Checked Number

Purpose

To extract a value from the value dictionary and clamp it within a specified range. If the value is not numeric or missing, there is an option to either throw an error or return a specified default value.

Type Name

‘checked_number’

Definition Syntax

‘[value_key]:[min_value]:[max_value]: [default] : [throw_error]’

where:

  • ‘value_key’ denotes the key mapping to the value in the value dictionary.
  • ‘min_value’ is the minimum allowed. If the value mapping to the ‘value_key’ in the value dictionary is less than this value, the returned value will be this specified minimum.
  • ‘max_value’ is the maximum allowed. If the value mapping to the ‘value_key’ in the value dictionary is greater than this value, the returned value will be this specified maximum.
  • ‘default’ is a numeric value to return in the event that the value mapping to the ‘value_key’ in the value dictionary is missing or not a number (e.g. ‘NA’ or ‘N/A’ or ‘No Data’). This value will only be returned if ‘throw_error’ is set to ‘false’ (see below).
  • ‘throw_error’ - a ‘true’ or ‘false’ flag denoting whether or not to throw an error in the event that the value mapping to the ‘value_key’ in the value dictionary is missing or not a number (e.g. ‘NA’ or ‘N/A’ or ‘No Data’).

Example

‘par_rut : 0 : 30 : 4.5 : false’

This will take the value mapped to key ‘par_rut’ in the value dictionary and - if the value is numeric - check if the value is in the range 0 to 30. If the value is outside this range, either the minimum (zero) or maximum (30) will be returned. If the value is within 0 to 30, the value will be returned ‘as is’.

The ‘false’ flag at the end of the setup string indicates that an error should not be thrown in the event that the value mapping to key ‘par_rut’ is non-numeric.

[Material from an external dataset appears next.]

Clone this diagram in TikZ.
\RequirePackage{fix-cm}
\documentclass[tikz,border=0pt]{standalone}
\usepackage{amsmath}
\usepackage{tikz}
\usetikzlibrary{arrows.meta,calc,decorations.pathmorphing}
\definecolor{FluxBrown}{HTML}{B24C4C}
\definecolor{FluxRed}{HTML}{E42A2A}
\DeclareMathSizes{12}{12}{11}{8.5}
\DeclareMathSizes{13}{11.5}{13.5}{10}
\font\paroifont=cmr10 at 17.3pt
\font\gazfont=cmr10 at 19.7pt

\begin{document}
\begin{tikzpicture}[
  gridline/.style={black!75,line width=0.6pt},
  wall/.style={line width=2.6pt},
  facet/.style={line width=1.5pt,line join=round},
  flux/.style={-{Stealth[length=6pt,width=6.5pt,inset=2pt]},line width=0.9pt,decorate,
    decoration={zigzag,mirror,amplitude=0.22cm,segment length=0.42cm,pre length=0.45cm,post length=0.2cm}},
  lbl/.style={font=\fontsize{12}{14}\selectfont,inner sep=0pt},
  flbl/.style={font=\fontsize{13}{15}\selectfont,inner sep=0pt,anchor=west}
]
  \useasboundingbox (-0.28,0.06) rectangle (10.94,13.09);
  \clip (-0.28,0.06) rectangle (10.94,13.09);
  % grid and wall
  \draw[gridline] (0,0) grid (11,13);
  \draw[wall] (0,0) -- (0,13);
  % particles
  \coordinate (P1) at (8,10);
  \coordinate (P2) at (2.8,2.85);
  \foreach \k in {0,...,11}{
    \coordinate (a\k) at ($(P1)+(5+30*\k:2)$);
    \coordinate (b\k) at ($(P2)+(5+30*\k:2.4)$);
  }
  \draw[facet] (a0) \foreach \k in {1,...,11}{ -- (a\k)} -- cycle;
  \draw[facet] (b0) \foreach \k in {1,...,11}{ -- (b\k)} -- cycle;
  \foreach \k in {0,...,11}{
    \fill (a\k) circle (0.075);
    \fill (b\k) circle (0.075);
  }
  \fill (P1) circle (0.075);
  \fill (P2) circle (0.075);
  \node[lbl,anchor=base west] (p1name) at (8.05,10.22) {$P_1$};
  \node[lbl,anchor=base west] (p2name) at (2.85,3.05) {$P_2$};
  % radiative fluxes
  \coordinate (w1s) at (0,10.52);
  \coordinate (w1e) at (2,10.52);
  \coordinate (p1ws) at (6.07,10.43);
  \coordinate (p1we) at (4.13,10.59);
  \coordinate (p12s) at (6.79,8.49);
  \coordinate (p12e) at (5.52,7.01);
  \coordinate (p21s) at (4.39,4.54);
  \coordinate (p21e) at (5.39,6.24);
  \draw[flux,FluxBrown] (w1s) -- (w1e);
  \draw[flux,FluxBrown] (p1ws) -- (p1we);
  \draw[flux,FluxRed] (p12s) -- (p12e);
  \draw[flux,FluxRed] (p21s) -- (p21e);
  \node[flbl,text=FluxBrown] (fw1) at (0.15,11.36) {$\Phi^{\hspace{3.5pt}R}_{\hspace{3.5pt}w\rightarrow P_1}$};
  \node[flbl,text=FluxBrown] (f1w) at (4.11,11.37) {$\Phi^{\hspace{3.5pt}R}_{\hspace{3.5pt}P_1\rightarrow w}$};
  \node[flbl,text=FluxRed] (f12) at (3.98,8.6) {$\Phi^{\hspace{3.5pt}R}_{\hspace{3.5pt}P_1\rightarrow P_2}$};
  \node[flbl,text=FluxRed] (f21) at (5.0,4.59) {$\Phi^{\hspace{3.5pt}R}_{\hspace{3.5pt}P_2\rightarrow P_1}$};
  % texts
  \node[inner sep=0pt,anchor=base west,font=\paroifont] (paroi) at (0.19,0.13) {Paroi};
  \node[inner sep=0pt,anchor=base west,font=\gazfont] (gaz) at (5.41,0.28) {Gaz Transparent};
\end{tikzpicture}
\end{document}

In this case, the default value of 4.5 will be returned.

Important

It is recommended that you generally set the value for parameter ‘throw_error’ to ‘true’ unless you expect that your raw data may contain many missing or invalid values. This will ensure that you are explicitly made aware when certain values are missing or invalid (e.g. ‘n/a’ or ‘no data’) instead of having these values silently replaced with defaults.

This decision, however, depends on how you design the pre-processing pipeline for preparing your model inputs. It could be argued that it is better to do pre-processing in such a way that the model will not have to handle any missing or in-appropriate values. You can, for example, use a machine learning technique to impute missing values in a pre-processing script, and this way also get a detailed report of exactly how many values are missing, and which columns have missing values.

However, in some cases you may need this JFunction to take care of exceptional cases where you cannot streamline pre-processing to impute missing values. In such cases, this JFunction can be useful to ensure values are checked and trimmed during the model Initialisation stage.